LinkedIn built Samza as a replacement for Hadoop and it became an incubating project at Apache in September 2013. It operates on unbounded data, using Apache Kafka for at-least-once messaging, and YARN or Mesos for distributed fault tolerance and resource management. Jobs consume and process data, and all messages are sent between jobs via Kafka, so jobs can process in isolation without losing their output when downstream jobs are unavailable.
Jobs are broken down further into tasks, and each task has its own datastore to maintain state locally. This datastore is replicated on other machines in the cluster to allow restoration of processing if necessary. Applications are written in Java and Scala. Windowing operations are available.
Twitter Heron and Apache Storm
Twitter created Heron as a replacement for Apache Storm, which wasn’t offering them the scaling and throughput they needed. They didn’t turn to another existing framework, because they would have had to rewrite all their code. Instead, they created a new framework with an API compatible with Storm.
Heron runs on Apache Aurora, a service scheduler that runs on top of Mesos, in a clustered environment. Applications are written in Java or Scala, though interestingly, Heron itself is written in C++ to allow for faster garbage collection.

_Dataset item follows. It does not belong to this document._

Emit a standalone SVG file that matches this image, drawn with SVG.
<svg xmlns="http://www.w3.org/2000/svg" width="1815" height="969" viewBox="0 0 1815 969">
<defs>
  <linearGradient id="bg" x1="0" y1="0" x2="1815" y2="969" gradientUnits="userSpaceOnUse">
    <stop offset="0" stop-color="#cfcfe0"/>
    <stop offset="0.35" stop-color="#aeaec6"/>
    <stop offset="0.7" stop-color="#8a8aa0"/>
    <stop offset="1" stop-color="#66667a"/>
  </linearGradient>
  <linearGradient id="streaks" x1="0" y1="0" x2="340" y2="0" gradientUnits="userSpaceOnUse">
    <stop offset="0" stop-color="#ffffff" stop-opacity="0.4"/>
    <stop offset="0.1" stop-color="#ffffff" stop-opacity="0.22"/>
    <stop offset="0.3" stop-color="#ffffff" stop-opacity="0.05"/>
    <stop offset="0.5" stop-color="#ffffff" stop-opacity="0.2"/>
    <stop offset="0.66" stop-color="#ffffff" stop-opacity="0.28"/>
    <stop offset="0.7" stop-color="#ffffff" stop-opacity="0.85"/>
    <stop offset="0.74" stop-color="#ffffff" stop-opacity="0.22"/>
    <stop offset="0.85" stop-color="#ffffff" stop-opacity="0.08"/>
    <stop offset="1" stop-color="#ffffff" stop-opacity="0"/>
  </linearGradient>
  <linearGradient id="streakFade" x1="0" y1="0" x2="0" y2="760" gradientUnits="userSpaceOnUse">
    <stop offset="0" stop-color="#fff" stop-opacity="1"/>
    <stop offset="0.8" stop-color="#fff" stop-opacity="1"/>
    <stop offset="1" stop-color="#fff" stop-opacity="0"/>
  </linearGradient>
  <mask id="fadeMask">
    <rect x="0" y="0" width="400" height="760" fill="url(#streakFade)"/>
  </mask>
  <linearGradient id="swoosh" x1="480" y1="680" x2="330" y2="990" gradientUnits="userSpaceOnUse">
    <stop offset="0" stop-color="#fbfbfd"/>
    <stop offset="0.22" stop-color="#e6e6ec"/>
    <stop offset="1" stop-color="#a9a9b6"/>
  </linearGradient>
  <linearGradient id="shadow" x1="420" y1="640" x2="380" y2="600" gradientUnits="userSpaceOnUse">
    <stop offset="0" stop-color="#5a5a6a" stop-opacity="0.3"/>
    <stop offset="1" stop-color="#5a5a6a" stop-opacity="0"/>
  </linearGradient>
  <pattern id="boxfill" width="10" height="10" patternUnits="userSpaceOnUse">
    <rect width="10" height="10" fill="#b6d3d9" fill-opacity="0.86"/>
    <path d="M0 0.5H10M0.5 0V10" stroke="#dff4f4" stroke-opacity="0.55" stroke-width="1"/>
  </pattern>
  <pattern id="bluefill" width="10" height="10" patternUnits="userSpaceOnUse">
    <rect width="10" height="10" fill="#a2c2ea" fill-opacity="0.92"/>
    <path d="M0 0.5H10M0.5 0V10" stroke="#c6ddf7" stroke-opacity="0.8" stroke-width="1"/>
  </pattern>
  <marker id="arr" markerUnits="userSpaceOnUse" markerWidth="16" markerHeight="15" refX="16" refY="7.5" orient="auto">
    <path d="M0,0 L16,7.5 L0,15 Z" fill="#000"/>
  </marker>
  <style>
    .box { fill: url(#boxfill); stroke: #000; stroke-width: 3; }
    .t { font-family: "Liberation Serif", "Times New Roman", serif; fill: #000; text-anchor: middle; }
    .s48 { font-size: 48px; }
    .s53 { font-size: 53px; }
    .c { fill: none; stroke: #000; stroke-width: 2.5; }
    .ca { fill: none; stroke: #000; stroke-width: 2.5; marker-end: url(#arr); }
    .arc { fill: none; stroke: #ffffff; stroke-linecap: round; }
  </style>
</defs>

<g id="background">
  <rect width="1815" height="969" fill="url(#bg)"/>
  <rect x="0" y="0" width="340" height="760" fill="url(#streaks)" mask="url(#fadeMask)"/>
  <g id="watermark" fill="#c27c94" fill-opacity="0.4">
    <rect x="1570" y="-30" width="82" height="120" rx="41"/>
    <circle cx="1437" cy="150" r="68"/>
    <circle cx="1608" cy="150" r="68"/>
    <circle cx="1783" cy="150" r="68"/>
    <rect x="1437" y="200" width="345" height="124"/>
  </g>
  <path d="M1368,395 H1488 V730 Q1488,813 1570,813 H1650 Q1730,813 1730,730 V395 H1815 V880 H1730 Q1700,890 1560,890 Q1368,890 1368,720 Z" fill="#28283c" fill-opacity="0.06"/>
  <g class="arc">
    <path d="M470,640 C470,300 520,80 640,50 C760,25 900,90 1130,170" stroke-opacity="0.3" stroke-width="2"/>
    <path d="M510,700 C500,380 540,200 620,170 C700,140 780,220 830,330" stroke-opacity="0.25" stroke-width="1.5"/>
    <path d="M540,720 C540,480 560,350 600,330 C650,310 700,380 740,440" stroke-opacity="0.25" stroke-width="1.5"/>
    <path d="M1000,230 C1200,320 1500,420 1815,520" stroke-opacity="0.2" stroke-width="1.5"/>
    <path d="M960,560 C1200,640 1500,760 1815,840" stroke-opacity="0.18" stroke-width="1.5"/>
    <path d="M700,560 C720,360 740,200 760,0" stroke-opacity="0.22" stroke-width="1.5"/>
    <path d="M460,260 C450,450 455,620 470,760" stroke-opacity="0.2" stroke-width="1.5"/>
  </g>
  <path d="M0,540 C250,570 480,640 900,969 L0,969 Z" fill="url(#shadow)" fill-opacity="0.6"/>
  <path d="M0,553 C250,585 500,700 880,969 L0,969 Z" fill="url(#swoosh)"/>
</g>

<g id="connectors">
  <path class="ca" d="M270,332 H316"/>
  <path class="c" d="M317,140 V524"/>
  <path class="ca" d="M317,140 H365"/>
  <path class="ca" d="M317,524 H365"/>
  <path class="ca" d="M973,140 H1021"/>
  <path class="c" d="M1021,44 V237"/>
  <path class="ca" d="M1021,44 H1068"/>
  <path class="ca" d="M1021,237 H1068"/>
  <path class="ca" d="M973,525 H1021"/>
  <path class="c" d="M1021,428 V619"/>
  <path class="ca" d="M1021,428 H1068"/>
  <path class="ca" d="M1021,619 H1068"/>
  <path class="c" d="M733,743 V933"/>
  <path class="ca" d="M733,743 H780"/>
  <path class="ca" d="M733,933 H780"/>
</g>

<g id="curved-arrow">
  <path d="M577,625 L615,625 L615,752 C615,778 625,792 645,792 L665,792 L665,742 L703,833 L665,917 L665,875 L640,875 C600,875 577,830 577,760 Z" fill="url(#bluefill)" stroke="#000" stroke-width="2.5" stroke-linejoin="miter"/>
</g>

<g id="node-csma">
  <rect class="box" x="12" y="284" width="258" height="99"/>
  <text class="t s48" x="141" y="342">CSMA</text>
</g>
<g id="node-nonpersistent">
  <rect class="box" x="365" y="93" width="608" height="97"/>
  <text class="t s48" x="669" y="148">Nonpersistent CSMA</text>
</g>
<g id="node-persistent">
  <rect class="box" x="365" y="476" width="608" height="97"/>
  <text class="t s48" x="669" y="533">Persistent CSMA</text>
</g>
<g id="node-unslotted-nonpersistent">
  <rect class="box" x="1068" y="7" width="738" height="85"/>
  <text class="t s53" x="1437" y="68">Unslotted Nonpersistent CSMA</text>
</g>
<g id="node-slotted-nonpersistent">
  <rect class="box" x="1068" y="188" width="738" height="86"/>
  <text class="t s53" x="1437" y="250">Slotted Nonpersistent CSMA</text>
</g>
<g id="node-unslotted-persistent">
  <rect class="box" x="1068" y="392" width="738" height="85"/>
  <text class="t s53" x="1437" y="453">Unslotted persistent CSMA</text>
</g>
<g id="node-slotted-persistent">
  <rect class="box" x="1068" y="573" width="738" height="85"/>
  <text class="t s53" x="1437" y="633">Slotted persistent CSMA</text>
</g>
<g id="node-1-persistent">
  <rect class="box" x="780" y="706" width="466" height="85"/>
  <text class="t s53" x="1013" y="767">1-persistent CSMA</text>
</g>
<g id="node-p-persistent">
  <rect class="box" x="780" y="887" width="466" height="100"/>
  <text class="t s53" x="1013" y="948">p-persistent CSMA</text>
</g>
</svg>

Directed acyclic graphs called topologies are used to process streams of data. The individual pieces of data are called tuples (and they implement Java’s Tuple interface). The source of tuples is called a spout. Spouts send the tuples to bolts, which act on the data. A topology manager runs the topology by starting several containers.

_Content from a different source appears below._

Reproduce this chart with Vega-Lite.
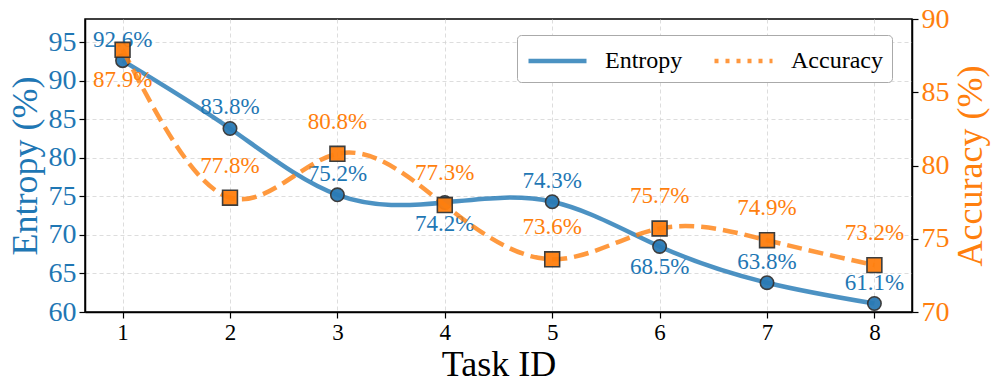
{
  "$schema": "https://vega.github.io/schema/vega-lite/v6.json",
  "autosize": {"type": "none"},
  "width": 827,
  "height": 293,
  "padding": {"left": 85, "top": 19, "right": 84, "bottom": 80},
  "background": "white",
  "config": {
    "font": "Liberation Serif",
    "mark": {"font": "Liberation Serif"},
    "text": {"font": "Liberation Serif"},
    "legend": {"labelFont": "Liberation Serif"},
    "view": {"stroke": "black", "strokeWidth": 1.5},
    "axis": {"labelFont": "Liberation Serif", "titleFont": "Liberation Serif", "titleFontWeight": "normal", "tickColor": "black", "domainColor": "black", "domainWidth": 1.5, "tickWidth": 1.2, "tickSize": 6, "gridColor": "#d4d4d4", "gridDash": [4, 3], "gridWidth": 0.8}
  },
  "data": {
    "values": [
      {"task": 1, "series": "Entropy", "value": 92.6, "label": "92.6%"},
      {"task": 2, "series": "Entropy", "value": 83.8, "label": "83.8%"},
      {"task": 3, "series": "Entropy", "value": 75.2, "label": "75.2%"},
      {"task": 4, "series": "Entropy", "value": 74.2, "label": "74.2%"},
      {"task": 5, "series": "Entropy", "value": 74.3, "label": "74.3%"},
      {"task": 6, "series": "Entropy", "value": 68.5, "label": "68.5%"},
      {"task": 7, "series": "Entropy", "value": 63.8, "label": "63.8%"},
      {"task": 8, "series": "Entropy", "value": 61.1, "label": "61.1%"},
      {"task": 1, "series": "Accuracy", "value": 87.9, "label": "87.9%"},
      {"task": 2, "series": "Accuracy", "value": 77.8, "label": "77.8%"},
      {"task": 3, "series": "Accuracy", "value": 80.8, "label": "80.8%"},
      {"task": 4, "series": "Accuracy", "value": 77.3, "label": "77.3%"},
      {"task": 5, "series": "Accuracy", "value": 73.6, "label": "73.6%"},
      {"task": 6, "series": "Accuracy", "value": 75.7, "label": "75.7%"},
      {"task": 7, "series": "Accuracy", "value": 74.9, "label": "74.9%"},
      {"task": 8, "series": "Accuracy", "value": 73.2, "label": "73.2%"}
    ]
  },
  "encoding": {
    "x": {
      "field": "task", "type": "quantitative",
      "scale": {"domain": [0.65, 8.35], "nice": false, "zero": false},
      "axis": {"values": [1, 2, 3, 4, 5, 6, 7, 8], "title": "Task ID", "titleFontSize": 36, "labelFontSize": 23, "labelColor": "black", "titleColor": "black", "titlePadding": 3, "labelPadding": 3, "grid": true}
    }
  },
  "layer": [
    {
      "transform": [{"filter": "datum.series === 'Entropy'"}],
      "encoding": {
        "y": {
          "field": "value", "type": "quantitative",
          "scale": {"domain": [60, 98], "nice": false, "zero": false},
          "axis": {"orient": "left", "values": [60, 65, 70, 75, 80, 85, 90, 95], "title": "Entropy (%)", "titleFontSize": 36, "titleColor": "#1f77b4", "labelColor": "#1f77b4", "labelFontSize": 28, "labelPadding": 3, "titlePadding": 4, "grid": true}
        }
      },
      "layer": [
        {
          "mark": {"type": "line", "interpolate": "natural", "strokeWidth": 4.5, "opacity": 0.8},
          "encoding": {
            "color": {"field": "series", "type": "nominal", "scale": {"domain": ["Entropy", "Accuracy"], "range": ["#1f77b4", "#ff7f0e"]},
              "legend": {"title": null, "orient": "none", "legendX": 432, "legendY": 16, "direction": "horizontal", "symbolType": "M-1,0H3", "symbolSize": 841, "symbolStrokeWidth": 4.5, "symbolOpacity": 0.8, "symbolFillColor": "transparent", "labelFontSize": 24, "labelColor": "black", "labelOffset": 45, "columnPadding": 22, "padding": 9, "fillColor": "white", "strokeColor": "#aaaaaa", "cornerRadius": 4,
                "encode": {"symbols": {"update": {"strokeDash": {"signal": "datum.value === 'Accuracy' ? [4, 7] : [1, 0]"}}}}}
            }
          }
        },
        {
          "mark": {"type": "point", "shape": "circle", "filled": true, "size": 180, "color": "#2a7ab5", "stroke": "#333333", "strokeWidth": 1.6, "opacity": 0.95}
        },
        {
          "transform": [{"filter": "datum.task !== 4 && datum.task !== 6"}],
          "mark": {"type": "text", "dy": -21, "fontSize": 23, "font": "Liberation Serif", "color": "#1f77b4", "baseline": "middle", "align": "center"},
          "encoding": {"text": {"field": "label"}}
        },
        {
          "transform": [{"filter": "datum.task === 4 || datum.task === 6"}],
          "mark": {"type": "text", "dy": 21, "fontSize": 23, "font": "Liberation Serif", "color": "#1f77b4", "baseline": "middle", "align": "center"},
          "encoding": {"text": {"field": "label"}}
        }
      ]
    },
    {
      "transform": [{"filter": "datum.series === 'Accuracy'"}],
      "encoding": {
        "y": {
          "field": "value", "type": "quantitative",
          "scale": {"domain": [70, 90], "nice": false, "zero": false},
          "axis": {"orient": "right", "values": [70, 75, 80, 85, 90], "title": "Accuracy (%)", "titleAngle": 270, "titleBaseline": "top", "titleFontSize": 36, "titleColor": "#ff7f0e", "labelColor": "#ff7f0e", "labelFontSize": 28, "labelPadding": 3, "titlePadding": 4, "grid": false}
        }
      },
      "layer": [
        {
          "mark": {"type": "line", "interpolate": "natural", "strokeWidth": 4.5, "opacity": 0.8, "strokeDash": [15, 7]},
          "encoding": {
            "color": {"field": "series", "type": "nominal"}
          }
        },
        {
          "mark": {"type": "point", "shape": "square", "filled": true, "size": 220, "color": "#ff7f0e", "stroke": "#333333", "strokeWidth": 1.6, "opacity": 0.95}
        },
        {
          "transform": [{"filter": "datum.task !== 1"}],
          "mark": {"type": "text", "dy": -32, "fontSize": 23, "font": "Liberation Serif", "color": "#ff7f0e", "baseline": "middle", "align": "center"},
          "encoding": {"text": {"field": "label"}}
        },
        {
          "transform": [{"filter": "datum.task === 1"}],
          "mark": {"type": "text", "dy": 30, "fontSize": 23, "font": "Liberation Serif", "color": "#ff7f0e", "baseline": "middle", "align": "center"},
          "encoding": {"text": {"field": "label"}}
        }
      ]
    }
  ],
  "resolve": {"scale": {"y": "independent"}}
}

Heron provides support for both at-most-once and at-least-once processing semantics.
I would have chosen Flink (perhaps run under Beam), as it seemed to offer everything we were looking for. The team, however, ruled it out. As a distributed framework, deployment and operation would have been different from our current process and would have put unacceptable strain on our DevOps team. Flink also does not yet support the versions we use of Gradle, Mesos, Akka or Kafka. We also run inside Docker containers, so there would be no auto-discovery of nodes.
The team then ruled out Spark 2.0 because the technology continues to be in flux. Upcoming functionality looks promising, but won’t be backwards compatible. Thus, anything we would write now may have to be rewritten after future Spark releases. Spark does have better support for R and machine learning, so we would reconsider Spark if those become more important to our project.
We didn’t evaluate any other framework in depth, except for the one we chose: Kafka Streams. It provides the functionality we need, fits in well with our existing technology stack (which includes Kafka), is lightweight, and is backed by Confluent, with whom the client has a service agreement. We can use third party software in the same manner and can use our current deployment process.
Note: this post uses some research performed by members of my team. Since I cannot name the client, I cannot give specific thanks and credit to the guys on the team who contributed to this post. But thanks guys!